AN INVESTIGATION is to be conducted into the practice of Electoral Advisory Committee (EAC) members travelling first class on official business.
Chairman of the EAC, Professor Errol Miller, says the elections body will undertake a thorough investigation of the practice, against the background of recent queries by the Public Accounts Committee (PAC) of Parliament.
"We have therefore undertaken to conduct a thorough investigation of the origin of this policy and practice, its rationale as well as the permission granted for such a policy and practice," Mr. Miller said in a statement yesterday.
The investigation will also look at the issue of personal liability, where EAC members made no request to travel first class but were issued with such tickets based on a long-standing policy and practice, Professor Miller added.
At Tuesday's sitting of the PAC, it emerged that the EAC routinely upgraded the economy class tickets of its travelling officers to first class whenever they travelled abroad.

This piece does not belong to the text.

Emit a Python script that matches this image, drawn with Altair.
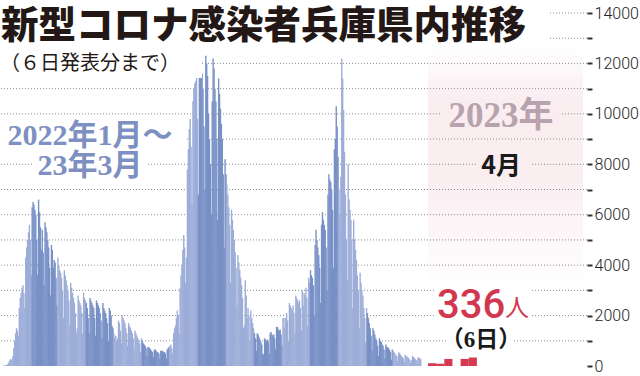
import altair as alt
import pandas as pd

# ---------------- data (daily new cases, Hyogo) ----------------
month_starts = [
    "2022-01-01", "2022-02-01", "2022-03-01", "2022-04-01", "2022-05-01",
    "2022-06-01", "2022-07-01", "2022-08-01", "2022-09-01", "2022-10-01",
    "2022-11-01", "2022-12-01", "2023-01-01", "2023-02-01", "2023-03-01",
]

jan22 = [20, 20, 25, 30, 60, 100, 180,
         250, 280, 230, 400, 700, 1000, 1300,
         1500, 1400, 1200, 2300, 2700, 2900, 3100,
         3200, 2900, 2300, 4300, 4700, 5000, 5300,
         5600, 5000, 3600]
feb22 = [6300, 6500, 6400, 6200, 6000, 5000, 3600,
         6600, 6100, 5500, 4600, 5400, 4500, 3200,
         5700, 5500, 5300, 5000, 4700, 3900, 2800,
         4800, 4600, 3900, 4200, 4100, 3500, 2400]
mar22 = [4300, 4000, 3800, 3700, 3500, 3000, 1900,
         3800, 3600, 3400, 3200, 3000, 2600, 1600,
         3300, 3100, 2900, 2700, 2500, 2100, 1300,
         1500, 2800, 2600, 2500, 2400, 2100, 1300,
         2900, 2700, 2600]
apr22 = [2500, 2300, 1900, 1300, 2700, 2600, 2500,
         2400, 2300, 1900, 1200, 2600, 2500, 2400,
         2300, 2100, 1800, 1100, 2500, 2300, 2200,
         2100, 1900, 1700, 1000, 2300, 2200, 2000,
         1600, 1500]
may22 = [1300, 1100, 1200, 1000, 1100, 1800, 1700,
         1400, 900, 2000, 1900, 1800, 1700, 1500,
         1300, 800, 1700, 1600, 1500, 1400, 1300,
         1100, 700, 1400, 1300, 1200, 1100, 1000,
         900, 550, 1100]
jun22 = [1000, 900, 850, 800, 700, 400, 750,
         750, 700, 650, 600, 550, 350, 650,
         650, 600, 550, 550, 500, 300, 600,
         600, 600, 550, 550, 500, 300, 650,
         700, 750]
jul22 = [800, 850, 700, 500, 1300, 1500, 1600,
         1900, 2200, 2000, 1300, 3100, 3600, 4000,
         4600, 5200, 4700, 3300, 4300, 7800, 8600,
         9400, 9800, 8700, 6400, 10500, 11000, 11200,
         11300, 11500, 9800]
aug22 = [6800, 11800, 12000, 11900, 11600, 11000, 9500,
         7000, 12300, 12000, 11500, 10000, 9000, 8000,
         6000, 10500, 12200, 11800, 11000, 10500, 9000,
         5800, 11400, 10800, 10200, 9600, 9000, 7600,
         4700, 8200, 7600]
sep22 = [7200, 6800, 6300, 5600, 3300, 6200, 5800,
         5400, 5000, 4500, 3900, 2400, 4400, 4100,
         3800, 3500, 3200, 2700, 1500, 1600, 3400,
         2800, 1900, 2300, 2000, 1000, 2200, 1900,
         1700, 1500]
oct22 = [1300, 1100, 600, 1300, 1250, 1150, 1050,
         950, 850, 500, 450, 1100, 1050, 1000,
         1050, 950, 500, 1300, 1350, 1250, 1200,
         1250, 1100, 650, 1550, 1550, 1450, 1400,
         1450, 1250, 800]
nov22 = [1900, 1900, 1500, 1900, 2100, 1800, 1000,
         2500, 2400, 2300, 2200, 2400, 2100, 1300,
         2800, 2700, 2600, 2500, 2600, 2300, 1400,
         3000, 2400, 2900, 2800, 3100, 2700, 1600,
         3500, 3300]
dec22 = [3800, 3600, 3500, 3200, 2000, 4800, 5400,
         5000, 4700, 4400, 3900, 2500, 5600, 6100,
         5800, 5600, 5400, 4700, 3000, 6800, 7600,
         7400, 7300, 7000, 6200, 3900, 8600, 9000,
         10300, 9500, 8300]
jan23 = [7000, 6000, 7500, 12200, 11400, 10150, 8500,
         6800, 5000, 3400, 8000, 6600, 6200, 5800,
         5000, 2300, 5800, 5000, 4600, 4200, 3600,
         3000, 1500, 3700, 3300, 3000, 2800, 2300,
         1900, 950, 2300]
feb23 = [2100, 1900, 1700, 1500, 1200, 600, 1500,
         1400, 1250, 1100, 1000, 800, 400, 1100,
         1000, 950, 850, 800, 650, 300, 850,
         750, 750, 700, 650, 550, 250, 650]
mar23 = [600, 550, 500, 450, 400, 200, 550,
         500, 450, 400, 350, 300, 150, 450,
         400, 380, 350, 300, 250, 120, 230,
         400, 350, 320, 280, 240, 120, 350,
         330, 300, 280]

month_values = [jan22, feb22, mar22, apr22, may22, jun22, jul22, aug22,
                sep22, oct22, nov22, dec22, jan23, feb23, mar23]

apr23_start = "2023-04-01"
apr23 = [110, 90, 280, 0, 280, 336]

grid_levels = list(range(1000, 14001, 1000))
tick_values = list(range(0, 14001, 1000))

# ---------------- tables ----------------
rows = []
for i, (start, vals) in enumerate(zip(month_starts, month_values)):
    dates = pd.date_range(start, periods=len(vals), freq="D")
    for d, v in zip(dates, vals):
        rows.append({"date": d.strftime("%Y-%m-%d"),
                     "end": (d + pd.Timedelta(days=1)).strftime("%Y-%m-%d"),
                     "cases": v,
                     "tone": "light" if i % 2 == 0 else "dark"})
blue_df = pd.DataFrame(rows)

apr_dates = pd.date_range(apr23_start, periods=len(apr23), freq="D")
red_df = pd.DataFrame({
    "date": [d.strftime("%Y-%m-%d") for d in apr_dates],
    "end": [(d + pd.Timedelta(days=1)).strftime("%Y-%m-%d") for d in apr_dates],
    "cases": apr23,
})
grid_df = pd.DataFrame({"level": grid_levels})

# ---------------- scales / axis ----------------
TOP = 13
yscale = alt.Scale(domain=[0, 14000], nice=False, zero=True)
yaxis = alt.Axis(
    orient="right", values=tick_values, format="d",
    labelExpr="datum.value % 2000 == 0 ? datum.label : ''",
    domain=False, grid=False, ticks=True, tickSize=5, tickWidth=2,
    tickColor="#333333", labelPadding=2, labelFont="Roboto",
    labelFontWeight=300, labelFontSize=16, labelColor="#222222", title=None,
)

CJK = "Noto Sans CJK JP"
SERIF = "Liberation Serif, Noto Sans CJK JP"


def one(v="x"):
    return pd.DataFrame({"t": [v]})


# pink panel behind April
pink = alt.Chart(one()).mark_rect(
    color=alt.Gradient(
        gradient="linear", x1=0, x2=0, y1=0, y2=1,
        stops=[alt.GradientStop(color="#ffffff", offset=0),
               alt.GradientStop(color="#f9edf0", offset=0.22),
               alt.GradientStop(color="#faeef1", offset=0.55),
               alt.GradientStop(color="#ffffff", offset=1)],
    )
).encode(x=alt.value(428), x2=alt.value(583), y=alt.value(48 - TOP), y2=alt.value(290 - TOP))

grid = alt.Chart(grid_df).mark_rule(
    color="#8c8c8c", strokeWidth=1, strokeDash=[1, 2]
).encode(y=alt.Y("level:Q", scale=yscale, axis=yaxis))

blue = alt.Chart(blue_df).mark_rect(x2Offset=0.45).encode(
    x=alt.X("date:T", axis=None,
            scale=alt.Scale(domain=[alt.DateTime(year=2022, month=1, date=1),
                                    alt.DateTime(year=2023, month=4, date=1)],
                            range=[3, 421])),
    x2="end:T",
    y=alt.Y("cases:Q", scale=yscale, axis=yaxis),
    y2=alt.datum(0),
    color=alt.Color("tone:N", legend=None,
                    scale=alt.Scale(domain=["light", "dark"], range=["#9cadd8", "#7890c6"])),
)

red = alt.Chart(red_df).mark_rect(color="#d63a52").encode(
    x=alt.X("date:T", axis=None,
            scale=alt.Scale(domain=[alt.DateTime(year=2023, month=4, date=1),
                                    alt.DateTime(year=2023, month=4, date=21)],
                            range=[428, 591])),
    x2="end:T",
    y=alt.Y("cases:Q", scale=yscale, axis=yaxis),
    y2=alt.datum(0),
)


def box(x1, x2, y1, y2, fill="#ffffff"):
    return alt.Chart(one()).mark_rect(color=fill).encode(
        x=alt.value(x1), x2=alt.value(x2), y=alt.value(y1 - TOP), y2=alt.value(y2 - TOP))


def label(txt, x, y, **kw):
    return alt.Chart(one(txt)).mark_text(**kw).encode(
        text="t:N", x=alt.value(x), y=alt.value(y - TOP))


boxes = [
    box(0, 548, 0, 48),
    box(0, 202, 48, 78),
    box(0, 185, 121, 151),
    box(33, 147, 152, 179),
    box(440, 560, 100, 130, "#f9edf0"),
    box(477, 530, 155, 176, "#faeef1"),
    box(436, 531, 281, 320),
    box(447, 514, 326, 354),
]

texts = [
    label("新型コロナ感染者兵庫県内推移", 1, 27, font=CJK, fontSize=37.5, fontWeight=900,
          align="left", baseline="middle", color="#231815"),
    label("（６日発表分まで）", 0, 64, font=CJK, fontSize=20, align="left",
          baseline="middle", color="#231815"),
    label("2022年1月〜", 90, 136, font=SERIF, fontSize=30, fontWeight="bold",
          align="center", baseline="middle", color="#7e90c2"),
    label("23年3月", 90, 166, font=SERIF, fontSize=30, fontWeight="bold",
          align="center", baseline="middle", color="#7e90c2"),
    label("2023年", 501, 116, font=SERIF, fontSize=35, fontWeight="bold",
          align="center", baseline="middle", color="#b8a2ad"),
    label("4月", 501, 166, font=CJK, fontSize=25, fontWeight="bold",
          align="center", baseline="middle", color="#1a1a1a"),
    label("336", 437, 318, font="Roboto", fontSize=40, fontWeight=500,
          align="left", baseline="alphabetic", color="#d2374f"),
    label("人", 505, 316, font=CJK, fontSize=24,
          align="left", baseline="alphabetic", color="#d2374f"),
    label("（6日）", 481, 340, font=SERIF, fontSize=23, fontWeight="bold",
          align="center", baseline="middle", color="#1a1a1a"),
]

chart = alt.layer(pink, grid, blue, red, *boxes, *texts).resolve_scale(
    x="independent"
).properties(
    width=587, height=353,
    padding={"left": 0, "top": TOP, "right": 53, "bottom": 10},
    autosize=alt.AutoSizeParams(type="none"),
    background="#ffffff",
).configure_view(stroke=None)

chart.save("out.html", embed_options={"renderer": "svg", "actions": False})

This is in breach of the Government's policy guidelines relating to air travel, as only Cabinet Ministers are allowed to travel business class. All other officers are required to travel economy class.
Members of the PAC, led by Central Clarendon MP Mike Henry, raised a fuss over the issue and urged the Auditor-General to conduct further investigations with a view to slapping a surcharge on the EAC for the breach.
The EAC has spent $354,777 upgrading tickets to first class on six different occasions during 2001. During the period under review, officers attached to the EAC travelled to six countries, including South Africa, the Dominican Republic and Nica-ragua as part of observer missions.
Yesterday, Professor Miller stressed that the period being examined did not include any air travel by the current crop of EAC members. Nevertheless, he said preliminary investigations showed that the practice of upgrading tickets to first class for EAC members was long-standing.
"In fact, the matter is so routinised in the operations of the EAC that, it does not require any direction to staff from the Director of Elections or the Chairman of the EAC," Professor Miller said.
He added that part of the investigations would focus on whether the practice was designed to prevent a situation where members of EAC nominated by the Prime Minister would travel first class, while those nominated by the Leader of the Opposition as well as Selected Members would travel economy class.
Professor Miller suggested that this was a possibility, given the fact that over the years government members appointed by the Prime Minister are usually Cabinet Ministers, who fly first class as a matter of course.
The EAC is the body responsible for election policy. It has three independent members, one member appointed by the government and one member appointed by the Opposition.